I understood his message, however I feel that Vince Staples really summed up my sentiments.
And yall not about to sit here and try to convince me the Donald the bitch line had y’all out y’all seat shut up.
— Vince Staples (@vincestaples) October 14, 2017
What I also find interesting is that Em got lauded praise excessively — to the point where political journalist Keith Olbermann tweeted the following:
After 27 years of doubts about rap I am now an @Eminem fan.
— Keith Olbermann (@KeithOlbermann) October 11, 2017
Interesting how 4 minutes of Assasin’s Creed and paper thin critique can lead to reversing a 27 year old opinion. Although in a way, this is not dissimilar to people who “don’t listen to rap-but like Eminem.”
I think you know the type of person I’m referring to.
Such a tweet is a slap in the face for hip-hop, which is in fact built on political writing. Did everyone suddenly forget FDT by YG & Nipsey Hustle? We the People by A Tribe Called Quest? 16 Shots by Vic Mensa? And there are countless other songs that have explored this territory before in greater depth that have received next to nothing when it comes to mainstream recognition. Essentially, what Em did was not revolutionary compared to other artists in the game. Why did these artists’ efforts fall on deaf ears?
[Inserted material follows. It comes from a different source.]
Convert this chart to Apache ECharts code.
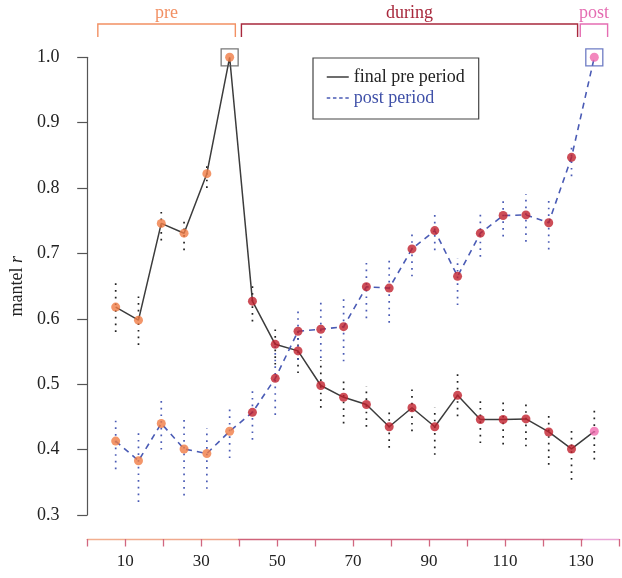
<!DOCTYPE html>
<html>
<head>
<meta charset="utf-8">
<script src="https://cdn.jsdelivr.net/npm/echarts@6/dist/echarts.min.js"></script>
<style>
html,body{margin:0;padding:0;background:#fff;}
#chart{width:622px;height:578px;}
</style>
</head>
<body>
<div id="chart"></div>
<script>
// ---- data ----
var xValues = [7.5,13.5,19.5,25.5,31.5,37.5,43.5,49.5,55.5,61.5,67.5,73.5,79.5,85.5,91.5,97.5,103.5,109.5,115.5,121.5,127.5,133.5];
var periods = ['pre','pre','pre','pre','pre','pre',
  'during','during','during','during','during','during','during','during','during','during','during','during','during','during','during',
  'post'];
var finalPre = [0.618,0.598,0.746,0.731,0.822,1.0,
  0.627,0.561,0.551,0.498,0.480,0.469,0.435,0.464,0.435,0.483,0.446,0.446,0.447,0.427,0.401,
  0.428];
var postPeriod = [0.413,0.383,0.440,0.401,0.394,0.428,
  0.457,0.509,0.581,0.584,0.588,0.649,0.647,0.707,0.735,0.665,0.731,0.758,0.759,0.747,0.847,
  1.0];
var finalPreLow  = [0.580,0.560,0.720,0.705,0.800,null,0.596,0.530,0.517,0.464,0.440,0.435,0.403,0.428,0.392,0.451,0.410,0.408,0.405,0.377,0.354,0.385];
var finalPreHigh = [0.660,0.640,0.770,0.756,0.840,null,0.655,0.588,0.585,0.537,0.512,0.497,0.464,0.499,0.464,0.519,0.481,0.476,0.474,0.457,0.435,0.464];
var postLow  = [0.370,0.320,0.400,0.330,0.340,0.387,0.415,0.453,0.537,0.540,0.535,0.601,0.594,0.665,0.705,0.621,0.695,0.726,0.718,0.706,0.818,null];
var postHigh = [0.450,0.430,0.480,0.450,0.433,0.466,0.494,0.560,0.619,0.628,0.632,0.690,0.690,0.735,0.762,0.693,0.767,0.787,0.791,0.787,0.869,null];
var xTickLabels = [10,30,50,70,90,110,130];
var bracketLabels = ['pre','during','post'];
var bracketStart = [2.8,40.6,129.8];
var bracketEnd   = [39.0,129.1,137.0];
var seriesNames = ['final pre period','post period'];

// ---- styles ----
var FONT = '"Liberation Serif","Times New Roman",serif';
var pointColor = {pre:'#f07c45', during:'#c0212d', post:'#f06aae'};
var bracketColor = {pre:'#f29063', during:'#a8283c', post:'#e56db2'};
var blackLine = '#3c3c3c';
var blueLine = '#4a5bb5';

function pts(vals){
  return xValues.map(function(x,i){
    return {value:[x, vals[i]], itemStyle:{color: pointColor[periods[i]]}};
  });
}
function bars(lo,hi){
  var out=[];
  xValues.forEach(function(x,i){ if(lo[i]!=null) out.push([x,lo[i],hi[i]]); });
  return out;
}
function maxIdx(vals){
  var m=0; vals.forEach(function(v,i){ if(v>vals[m]) m=i; }); return m;
}
function errRender(color){
  return function(params, api){
    var p1 = api.coord([api.value(0), api.value(1)]);
    var p2 = api.coord([api.value(0), api.value(2)]);
    return {type:'line', shape:{x1:p1[0],y1:p1[1],x2:p2[0],y2:p2[1]},
      style:{stroke:color, lineWidth:1.7, lineDash:[1.7,5]}};
  };
}
var axisGrad = {type:'linear',x:0,y:0,x2:1,y2:0,colorStops:[
  {offset:0,color:'#f2b08f'},{offset:0.2857,color:'#eea48c'},
  {offset:0.2858,color:'#cf6278'},{offset:0.9285,color:'#d6708f'},
  {offset:0.9286,color:'#e9a6d6'},{offset:1,color:'#e9a6d6'}]};

var chart = echarts.init(document.getElementById('chart'), null, {renderer:'canvas'});
var bIdx = maxIdx(finalPre), pIdx = maxIdx(postPeriod);

var option = {
  animation:false,
  backgroundColor:'#fff',
  grid:{left:81.5, right:0.5, top:57.3, bottom:63},
  legend:{
    orient:'vertical', left:313, top:58,
    padding:[10,14,12,13],
    borderColor:'#444', borderWidth:1.2,
    itemWidth:22, itemHeight:10, itemGap:3,
    itemStyle:{opacity:0},
    textStyle:{fontFamily:FONT, fontSize:18},
    data:[
      {name:seriesNames[0], textStyle:{color:'#222'}, lineStyle:{width:1.5}},
      {name:seriesNames[1], textStyle:{color:'#3f50a8'}, lineStyle:{width:1.5, type:[3.5,2.7]}}
    ]
  },
  xAxis:{
    type:'value', min:0, max:140, interval:10,
    offset:24,
    splitLine:{show:false},
    axisLine:{show:true, lineStyle:{width:1.3, color:axisGrad}},
    axisTick:{show:true, length:7.5, lineStyle:{width:1.3, color:axisGrad}},
    axisLabel:{margin:14, color:'#222', fontFamily:FONT, fontSize:17,
      formatter:function(v){ return xTickLabels.indexOf(v)>=0 ? String(v) : ''; }}
  },
  yAxis:{
    type:'value', min:0.3, max:1.0, interval:0.1,
    offset:13.8,
    splitLine:{show:false},
    axisLine:{show:true, lineStyle:{color:'#555', width:1.2}},
    axisTick:{show:true, length:10, lineStyle:{color:'#555', width:1.2}},
    axisLabel:{margin:14, color:'#222', fontFamily:FONT, fontSize:18,
      formatter:function(v){ return v.toFixed(1); }},
    name:'mantel {i|r}', nameLocation:'middle', nameGap:42,
    nameTextStyle:{fontFamily:FONT, fontSize:18, color:'#222', rich:{i:{fontStyle:'italic', fontFamily:FONT, fontSize:18, color:'#222'}}}
  },
  series:[
    {type:'custom', name:'errA', renderItem:errRender('#222'), data:bars(finalPreLow, finalPreHigh), z:1, silent:true,
      encode:{x:0, y:[1,2]}},
    {type:'custom', name:'errB', renderItem:errRender('#4a5bb5'), data:bars(postLow, postHigh), z:1, silent:true,
      encode:{x:0, y:[1,2]}},
    {type:'line', name:seriesNames[0], data:xValues.map(function(x,i){return [x, finalPre[i]];}),
      symbol:'none', showSymbol:false, z:2,
      lineStyle:{color:blackLine, width:1.5}, itemStyle:{color:blackLine}},
    {type:'line', name:seriesNames[1], data:xValues.map(function(x,i){return [x, postPeriod[i]];}),
      symbol:'none', showSymbol:false, z:2,
      lineStyle:{color:blueLine, width:1.6, type:[6,5]}, itemStyle:{color:blueLine}},
    {type:'scatter', name:'ptsA', data:pts(finalPre), symbolSize:9, z:3, silent:true},
    {type:'scatter', name:'ptsB', data:pts(postPeriod), symbolSize:9, z:3, silent:true},
    {type:'scatter', name:'boxA', data:[[xValues[bIdx], finalPre[bIdx]]], symbol:'rect', symbolSize:17, z:4,
      itemStyle:{color:'rgba(0,0,0,0)', borderColor:'#555', borderWidth:1.3}, silent:true},
    {type:'scatter', name:'boxB', data:[[xValues[pIdx], postPeriod[pIdx]]], symbol:'rect', symbolSize:17, z:4,
      itemStyle:{color:'rgba(0,0,0,0)', borderColor:'#4a5bb5', borderWidth:1.3}, silent:true},
    {type:'custom', name:'brackets', clip:false, silent:true, z:5,
      data:bracketLabels.map(function(l,i){ return [bracketStart[i], bracketEnd[i], i]; }),
      encode:{x:[0,1]},
      renderItem:function(params, api){
        var i = api.value(2);
        var lab = bracketLabels[i];
        var a = api.coord([api.value(0), 1.0]);
        var b = api.coord([api.value(1), 1.0]);
        var top = a[1]-33.3, bot = a[1]-20.3;
        var col = bracketColor[lab];
        return {type:'group', children:[
          {type:'polyline', shape:{points:[[a[0],bot],[a[0],top],[b[0],top],[b[0],bot]]},
            style:{stroke:col, lineWidth:1.4, fill:null}},
          {type:'text', x:(a[0]+b[0])/2, y:top-11,
            style:{text:lab, fill:col, font:'18px '+FONT, textAlign:'center', textVerticalAlign:'middle'}}
        ]};
      }}
  ]
};
chart.setOption(option);
</script>
</body>
</html>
“I am finding it difficult to determine if these people will still be around when it’s no longer deemed as “cool” to go to a protest or tweet hashtags”
Sometimes I wonder whether the “calling out” of racism is indeed genuine or if it’s just a trivial cause for these people. Now that white liberalism has woken from a slumber since its complacency was arguably a factor for an increasing blatant fascism, I am finding it difficult to determine if these people will still be around when it’s no longer deemed as “cool” to go to a protest or tweet hashtags. I remember in the early ’10s if I was even to state that racism was an ongoing issue, the same people would tell me “nobody’s racist it’s 2012!” In fact, when I asked this very question in 2012, I was told I was “chatting shit.”
Is UKIP just the BNP in sheep’s clothing?
— c ?? (@chindomiee) April 15, 2012
It strikes me as odd that my experience as a black person needs to be validated by a white person in order for it to be believed. Whilst I do appreciate white people calling out the hypocrisy of white privilege and institutional racism — don’t expect anything in return. I’ve run outta invites to the cookout.